When the bidding started Saturday on a 6-month-old Kiger mustang filly fresh off the range, 91-year-old Bob Smith kept his yellow bidding card held high.

When he finally laid his card down, the crowd of about 500 people packing the grandstands at the Harney County Fairgrounds for the first Kiger mustang auction shook their heads in disbelief and clapped. Smith had agreed to pay a record $19,000 to adopt the wild horse of his dreams.

"Most wild horses are just that, feral horses," said Smith, a retired biologist for the U.S. Fish and Wildlife Service. "But these are the Spanish mustangs."
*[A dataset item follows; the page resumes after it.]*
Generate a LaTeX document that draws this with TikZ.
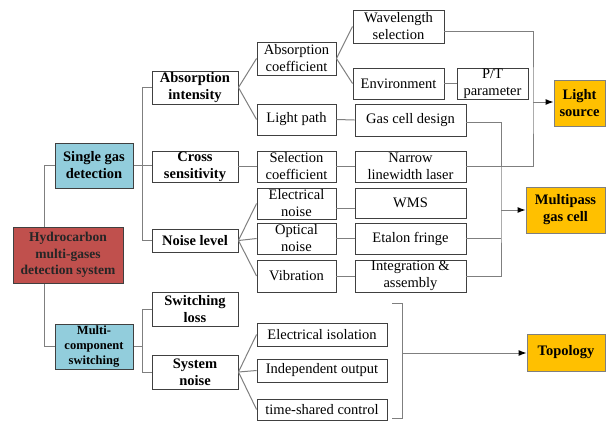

Back in 1971, when the Bureau of Land Management began rounding up wild horses to keep them from overgrazing public rangeland, many ranchers considered them no better than coyotes, to be shot on sight. But each year the buzz grew on those showing traits of the Sorraias, Andalusians and others that the Spanish brought to the New World in the 16th and 17th centuries--especially the Kigers, which make their home in the high desert of southeastern Oregon.

With demand growing, BLM two years ago abandoned the lotteries held to award adoption picks, and the $125 fee, in favor of competitive bidding. Because the Kigers are rounded up only every three years, this was the first time they could be adopted by auction.

The price Smith paid doesn't approach the $50,000 that Stephen Spielberg's Dreamworks studio purportedly paid a breeder for a ranch-bred Kiger stud that will serve as the model for the upcoming animated motion picture "Spirit." But it easily doubled anything paid at a BLM wild horse auction.

The next highest at Saturday's auction was a 2-year-old filly for $2,500.

"It's unreal, isn't it?" said Mack Isley of Pasco, Wash., the president of the Kiger Musteno Association. "It looks like some people are finally beginning to realize the value of these horses. It isn't just the Kiger. It's all wild horses."

The most sought-after Kigers have zebra striping on their legs, a dorsal stripe down the back, fine muzzles, eyes wide apart, and hooked ears with dark outlines and tufts of hair at the bottom.

CAPTION: A 6-month-old wild Kiger filly runs with other mustangs in a Bureau of Land Management corral in Burns, Ore.